In adding Star Wars to the mix, Disney cannot possibly lose.
It’s a completely logical fit, too. Those who were not especially engaged with the fantasy world of Clans will lap up the chance to build an army of stormtroopers in AT-ATs, or rebels in X-Wings., and to fight against sand people and Jabba the Hut, and so many other familiar faces from the original trilogy.
The game launched on iOS in August, and has now made its timely arrival on Android.
Clash of Clans strikes back
Star Wars: Commander gives you the chance to pick sides—rebel alliance or the Empire—and the single player mode tells a vaguely Star Warsy story as you progress. Beyond that, it barely deviates from the Clans template.

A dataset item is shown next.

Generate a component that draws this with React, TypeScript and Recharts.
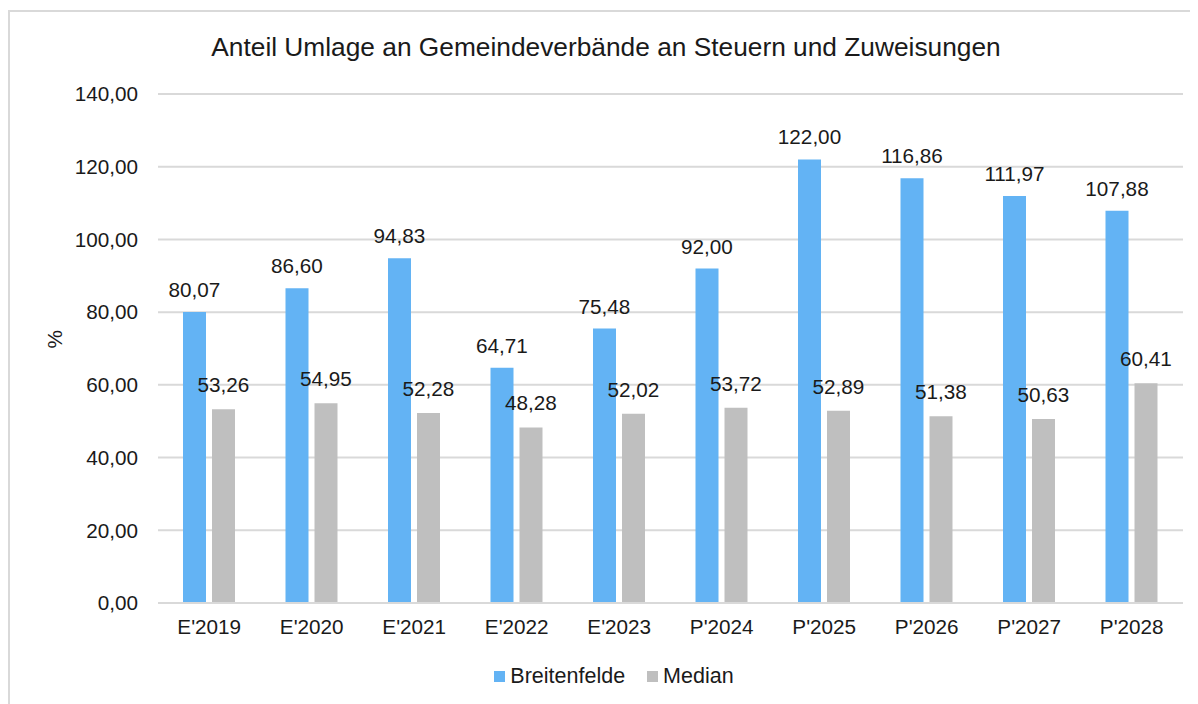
import { Bar, BarChart, CartesianGrid, LabelList, Legend, XAxis, YAxis } from 'recharts';

const categories = ["E'2019", "E'2020", "E'2021", "E'2022", "E'2023", "P'2024", "P'2025", "P'2026", "P'2027", "P'2028"];
const breitenfelde = [80.07, 86.6, 94.83, 64.71, 75.48, 92.0, 122.0, 116.86, 111.97, 107.88];
const median = [53.26, 54.95, 52.28, 48.28, 52.02, 53.72, 52.89, 51.38, 50.63, 60.41];
const yTicks = [0, 20, 40, 60, 80, 100, 120, 140];

const data = categories.map((name, i) => ({
  name,
  breitenfelde: breitenfelde[i],
  median: median[i],
}));

const BLUE = '#63b3f4';
const GRAY = '#bfbfbf';
const FONT = '"Liberation Sans", Arial, sans-serif';
const TXT = '#1a1a1a';
const fmt = (v: any) => Number(v).toFixed(2).replace('.', ',');

const legendItems = [
  { label: 'Breitenfelde', color: BLUE },
  { label: 'Median', color: GRAY },
];

const ChartLegend = () => (
  <div style={{ display: 'flex', justifyContent: 'center', alignItems: 'center', gap: 22, height: 24, paddingLeft: 20 }}>
    {legendItems.map((it) => (
      <div key={it.label} style={{ display: 'flex', alignItems: 'center', gap: 5 }}>
        <span style={{ width: 11, height: 11, background: it.color, display: 'inline-block' }} />
        <span style={{ fontSize: 21.5, color: TXT, fontFamily: FONT }}>{it.label}</span>
      </div>
    ))}
  </div>
);

export default function App() {
  return (
    <div style={{ paddingTop: 2 }}>
      <div
        style={{
          position: 'relative',
          width: 1188,
          height: 692,
          borderTop: '2px solid #d9d9d9',
          borderLeft: '2px solid #d9d9d9',
          fontFamily: FONT,
          overflow: 'hidden',
        }}
      >
        <div
          style={{
            position: 'absolute',
            top: 20,
            left: 0,
            width: 1192,
            textAlign: 'center',
            fontSize: 26.3,
            color: TXT,
            lineHeight: '30px',
          }}
        >
          Anteil Umlage an Gemeindeverbände an Steuern und Zuweisungen
        </div>
        <BarChart
          width={1188}
          height={680}
          data={data}
          margin={{ top: 82, right: 15, left: 0, bottom: 19 }}
          barSize={23}
          barGap={6}
        >
          <CartesianGrid vertical={false} stroke="#d9d9d9" strokeWidth={2} />
          <XAxis
            dataKey="name"
            tickLine={false}
            tickSize={0}
            tickMargin={16}
            height={30}
            axisLine={{ stroke: '#d9d9d9', strokeWidth: 2 }}
            tick={{ fill: TXT, fontSize: 20.7, fontFamily: FONT }}
          />
          <YAxis
            width={148}
            domain={[0, 140]}
            ticks={yTicks}
            tickFormatter={fmt}
            tickLine={false}
            axisLine={false}
            tickSize={0}
            tickMargin={20}
            tick={{ fill: TXT, fontSize: 20.7, fontFamily: FONT }}
            label={{ value: '%', angle: -90, position: 'insideLeft', offset: 45, fill: TXT, fontSize: 20.7, fontFamily: FONT }}
          />
          <Legend
            verticalAlign="bottom"
            height={40}
            content={<ChartLegend />}
            wrapperStyle={{ top: 652, bottom: 'auto', left: 0, width: 1188 }}
          />
          <Bar dataKey="breitenfelde" name="Breitenfelde" fill={BLUE} isAnimationActive={false}>
            <LabelList dataKey="breitenfelde" position="top" offset={15} formatter={fmt} fill={TXT} fontSize={20.7} fontFamily={FONT} />
          </Bar>
          <Bar dataKey="median" name="Median" fill={GRAY} isAnimationActive={false}>
            <LabelList dataKey="median" position="top" offset={17} formatter={fmt} fill={TXT} fontSize={20.7} fontFamily={FONT} />
          </Bar>
        </BarChart>
      </div>
    </div>
  );
}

The gameplay mechanics are essentially identical. Instead of the elixir, coins and gems of Clans, you get alloy, credit and crystals. You build barracks and research labs, and protect them with walls and turrets. You amass an army to progress through the single player mode, or to attack and loot other players. You can join a squad.
Naturally, building stuff takes time, and the higher the level each item is at the longer it takes to build. It’s not long before upgrading your HQ or various defences takes a day, two days, four days, unless you use your crystals to speed up the process.
And crystals are scarce, unless you choose to buy them.
No New Hope
The in-app purchase model is every bit as cynical as that seen in Clash of Clans. More, in fact, since the most expensive purchases are listed first, and you have to scroll to find the cheaper ones. Not that there are any that are especially cheap—IAPs in Commander range from £3.05 to £61.17 (up to $99). The highest figure is about 20% more than you’ll pay for a game like Destiny on the PS4, and doesn’t even unlock everything.
It wouldn’t be so objectionable if it were at least possible to play without paying, but it isn’t. Your ability to progress through the game becomes very slow very quickly. Paying isn’t optional, it’s a necessity, and that makes the game feel deceitful.
Star Wars: Commander isn’t alone in this, of course, and it isn’t even the worst offender.
Still, it means we’ll never see the end of the story, and millions of others won’t either. Which is a shame, because up until that point where we hit the brick wall, spending more time waiting than playing, Star Wars: Commander was actually rather good fun.